2-May-2023::22:12:54.143 <0.47.0> <0.423.0> event_mgr:1479: Health check failed: [{netconf_server,
                                                                                   {'EXIT',
                                                                                    {noproc,
                                                                                     {gen_server,
                                                                                      call,
                                                                                      [netconf_server,
                                                                                       health_check,
                                                                                       infinity]}}}}]

[{event_mgr,'-health_checker/3-fun-1-',0,[{file,"event_mgr.erl"},{line,1479}]},
 {event_mgr,health_checker,3,[{file,"event_mgr.erl"},{line,1479}]},
 {proc_lib,init_p,3,[{file,"proc_lib.erl"},{line,234}]}]
2-May-2023::22:13:20.169 <0.47.0> <0.423.0> event_mgr:1479: Health check failed: [{netconf_server,
                                                                                   {'EXIT',
                                                                                    {noproc,
                                                                                     {gen_server,
                                                                                      call,
                                                                                      [netconf_server,
                                                                                       health_check,
                                                                                       infinity]}}}}]
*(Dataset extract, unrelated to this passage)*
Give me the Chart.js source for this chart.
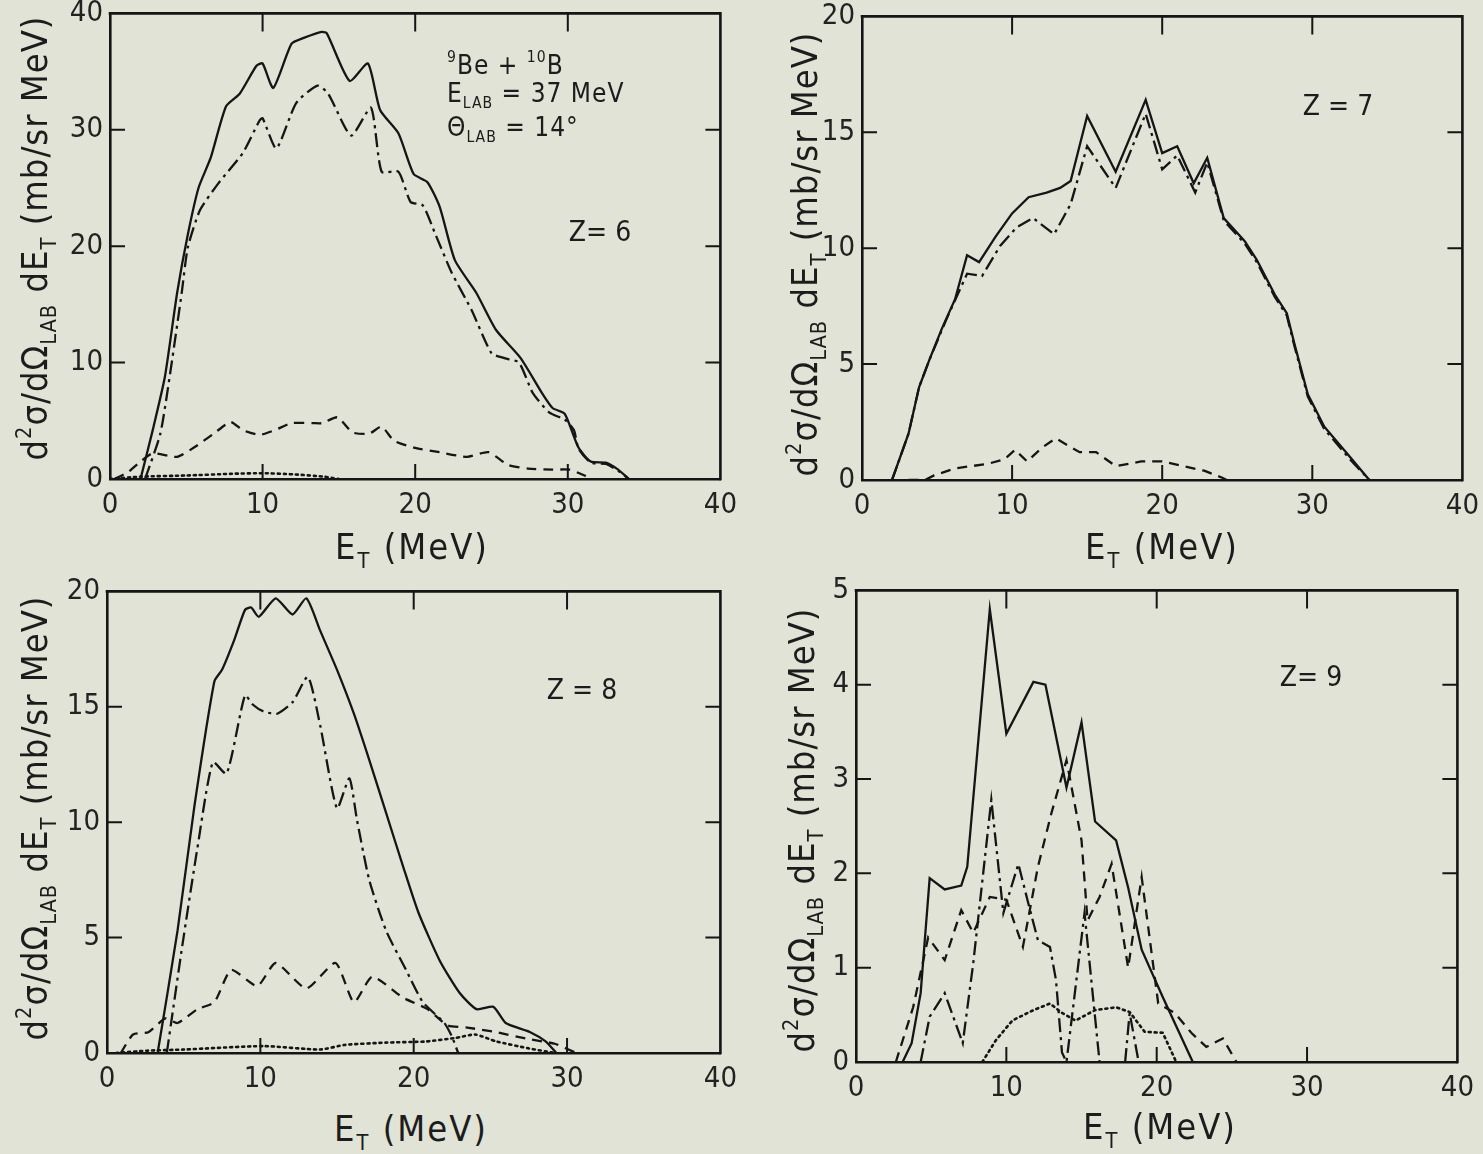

[{event_mgr,'-health_checker/3-fun-1-',0,[{file,"event_mgr.erl"},{line,1479}]},
 {event_mgr,health_checker,3,[{file,"event_mgr.erl"},{line,1479}]},
 {proc_lib,init_p,3,[{file,"proc_lib.erl"},{line,234}]}]

The NETCONF server seems to go down before disabling NETCONF which would explain why the port is still open.
Looking at the error log that you uploaded to the Tail-f support ticket, there is a lot going on in that log before that.
The issue seems cascade from an action being called early in start phase 1 using JSON-RPC. What is that action doing that can cause an error?

I’m not sure. I don’t see why I would call an action when confd is on phase 1. Generally our application starts after, when confd is already running.
The confderr.log.1 I’ve attached above is from another reproduction than the one I’ve uploaded to the tailf-support site and this is the whole log, so I guess it’s cleaner reproduction.
I can reproduce again and uploaded if you want. I’m just not sure where because I don’t see here any way to upload files.

The action may originate from the ConfD JSON-RPC agent (not an application) trying to reset the loaded schema at startup, but something goes wrong.

Perhaps you want to try to find a way to work around the issue, or wait and see if someone in this forum can figure out what root cause could be.

Right.
While committing netconf/restconf enable/disable I have my webui open which do some queries and stuff on the background.

I’m not sure how I can work around - confd doesn’t close its netconf port, while it should.

As I wrote, the NETCONF server is killed (and can’t release the port from the dead) for some reason that needs to be investigated.

Right.
I just don’t understand who should investigate it.
Is it me? I do not have the confd code for checking this scenario.

You, the ConfD User Community, or ConfD support (require a subscription) can investigate.

You have the error logs etc., and the application to work with, so modifying the application YANG model, configuration, code, etc., will change the outcome. However, since no one else (ever) seems to have had this issue, you can perhaps try to align your setup with what “others” are doing.